What the task asks: Using the records below, give the number of lines where the word "this" appears, with no further output.

Given records:
###
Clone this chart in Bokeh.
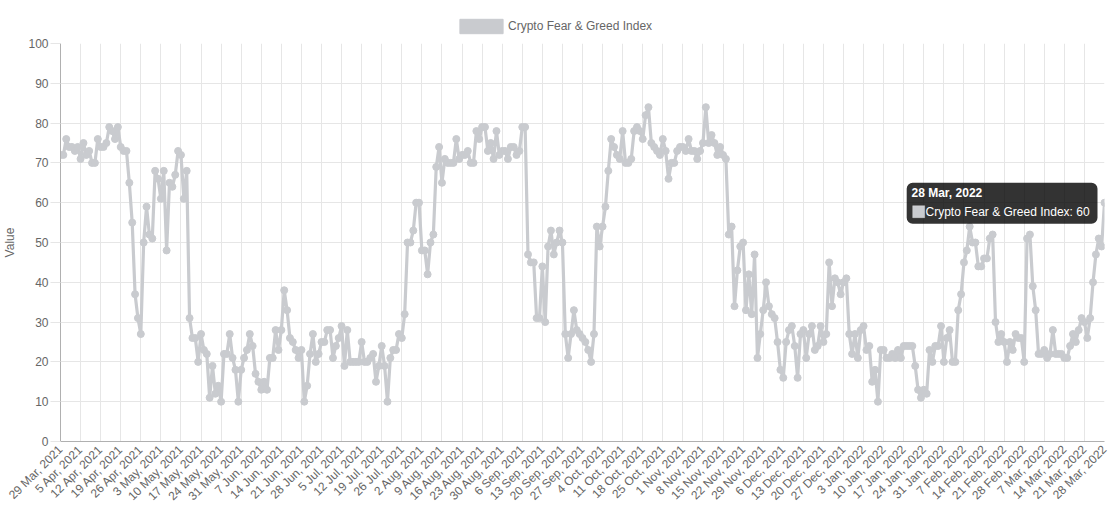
###
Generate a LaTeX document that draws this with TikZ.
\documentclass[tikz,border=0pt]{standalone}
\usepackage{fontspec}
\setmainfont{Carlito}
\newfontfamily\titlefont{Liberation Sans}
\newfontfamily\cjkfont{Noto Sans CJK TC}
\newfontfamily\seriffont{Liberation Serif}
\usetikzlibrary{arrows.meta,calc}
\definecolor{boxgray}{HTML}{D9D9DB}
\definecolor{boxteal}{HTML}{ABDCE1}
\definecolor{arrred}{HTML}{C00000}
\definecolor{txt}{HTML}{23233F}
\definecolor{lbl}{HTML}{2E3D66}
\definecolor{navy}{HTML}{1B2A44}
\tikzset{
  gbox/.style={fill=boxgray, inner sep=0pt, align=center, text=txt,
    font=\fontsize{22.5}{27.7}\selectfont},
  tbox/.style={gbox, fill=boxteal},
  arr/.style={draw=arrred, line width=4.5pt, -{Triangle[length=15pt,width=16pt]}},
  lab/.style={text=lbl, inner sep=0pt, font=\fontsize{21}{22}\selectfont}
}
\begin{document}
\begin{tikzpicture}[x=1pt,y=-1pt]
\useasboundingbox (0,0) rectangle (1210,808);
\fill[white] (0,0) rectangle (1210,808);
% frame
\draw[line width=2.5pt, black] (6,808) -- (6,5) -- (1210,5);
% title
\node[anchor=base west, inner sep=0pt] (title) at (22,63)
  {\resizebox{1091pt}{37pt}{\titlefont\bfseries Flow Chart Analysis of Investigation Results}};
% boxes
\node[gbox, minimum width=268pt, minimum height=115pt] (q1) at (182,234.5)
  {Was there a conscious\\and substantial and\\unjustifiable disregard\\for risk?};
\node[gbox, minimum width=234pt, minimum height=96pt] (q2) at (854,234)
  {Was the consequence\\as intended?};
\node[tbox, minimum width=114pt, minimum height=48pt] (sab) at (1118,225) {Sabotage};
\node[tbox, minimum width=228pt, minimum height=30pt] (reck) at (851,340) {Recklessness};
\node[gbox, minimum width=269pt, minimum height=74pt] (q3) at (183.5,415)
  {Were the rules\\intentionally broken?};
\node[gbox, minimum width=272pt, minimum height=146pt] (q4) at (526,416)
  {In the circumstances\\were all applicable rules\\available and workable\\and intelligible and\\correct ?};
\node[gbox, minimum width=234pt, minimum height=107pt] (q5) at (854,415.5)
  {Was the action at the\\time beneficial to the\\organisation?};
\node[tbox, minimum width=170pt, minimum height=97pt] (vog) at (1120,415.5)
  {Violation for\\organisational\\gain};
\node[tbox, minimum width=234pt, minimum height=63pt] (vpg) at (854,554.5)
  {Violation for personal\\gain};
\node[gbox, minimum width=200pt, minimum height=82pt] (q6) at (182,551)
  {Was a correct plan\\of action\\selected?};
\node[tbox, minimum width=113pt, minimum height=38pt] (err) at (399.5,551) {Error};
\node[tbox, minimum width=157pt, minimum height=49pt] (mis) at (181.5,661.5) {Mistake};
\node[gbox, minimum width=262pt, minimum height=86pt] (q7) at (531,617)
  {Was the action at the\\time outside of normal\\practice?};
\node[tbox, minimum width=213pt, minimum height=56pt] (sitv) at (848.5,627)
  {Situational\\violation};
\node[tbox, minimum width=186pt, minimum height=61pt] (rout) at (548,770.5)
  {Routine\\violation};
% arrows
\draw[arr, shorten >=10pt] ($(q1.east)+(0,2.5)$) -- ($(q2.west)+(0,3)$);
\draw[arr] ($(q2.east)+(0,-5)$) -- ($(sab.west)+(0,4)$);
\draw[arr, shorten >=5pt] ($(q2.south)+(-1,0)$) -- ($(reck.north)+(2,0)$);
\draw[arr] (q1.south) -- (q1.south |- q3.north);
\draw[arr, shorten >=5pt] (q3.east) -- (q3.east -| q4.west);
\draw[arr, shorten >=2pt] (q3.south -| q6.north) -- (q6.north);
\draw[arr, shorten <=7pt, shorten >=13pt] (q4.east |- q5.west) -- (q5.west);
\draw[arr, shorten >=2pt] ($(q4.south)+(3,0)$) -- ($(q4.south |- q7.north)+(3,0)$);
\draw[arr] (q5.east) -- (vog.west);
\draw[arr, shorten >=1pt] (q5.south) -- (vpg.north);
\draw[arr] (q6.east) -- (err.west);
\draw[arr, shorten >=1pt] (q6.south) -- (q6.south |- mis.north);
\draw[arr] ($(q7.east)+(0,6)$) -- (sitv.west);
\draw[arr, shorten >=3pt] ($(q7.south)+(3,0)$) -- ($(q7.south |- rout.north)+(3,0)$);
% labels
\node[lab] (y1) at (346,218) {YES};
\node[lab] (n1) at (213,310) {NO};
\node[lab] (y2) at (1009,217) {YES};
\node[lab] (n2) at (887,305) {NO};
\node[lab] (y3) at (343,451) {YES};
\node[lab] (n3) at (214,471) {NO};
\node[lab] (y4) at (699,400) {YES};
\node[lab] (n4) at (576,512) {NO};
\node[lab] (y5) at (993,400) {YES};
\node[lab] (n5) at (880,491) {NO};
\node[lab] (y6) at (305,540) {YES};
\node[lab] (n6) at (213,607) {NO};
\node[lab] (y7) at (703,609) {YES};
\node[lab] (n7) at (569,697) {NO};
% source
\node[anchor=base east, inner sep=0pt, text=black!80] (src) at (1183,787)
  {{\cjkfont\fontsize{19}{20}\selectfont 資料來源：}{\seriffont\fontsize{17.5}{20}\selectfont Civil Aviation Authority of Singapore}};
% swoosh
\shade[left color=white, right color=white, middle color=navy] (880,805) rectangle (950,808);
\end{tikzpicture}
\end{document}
###
Task solution: 2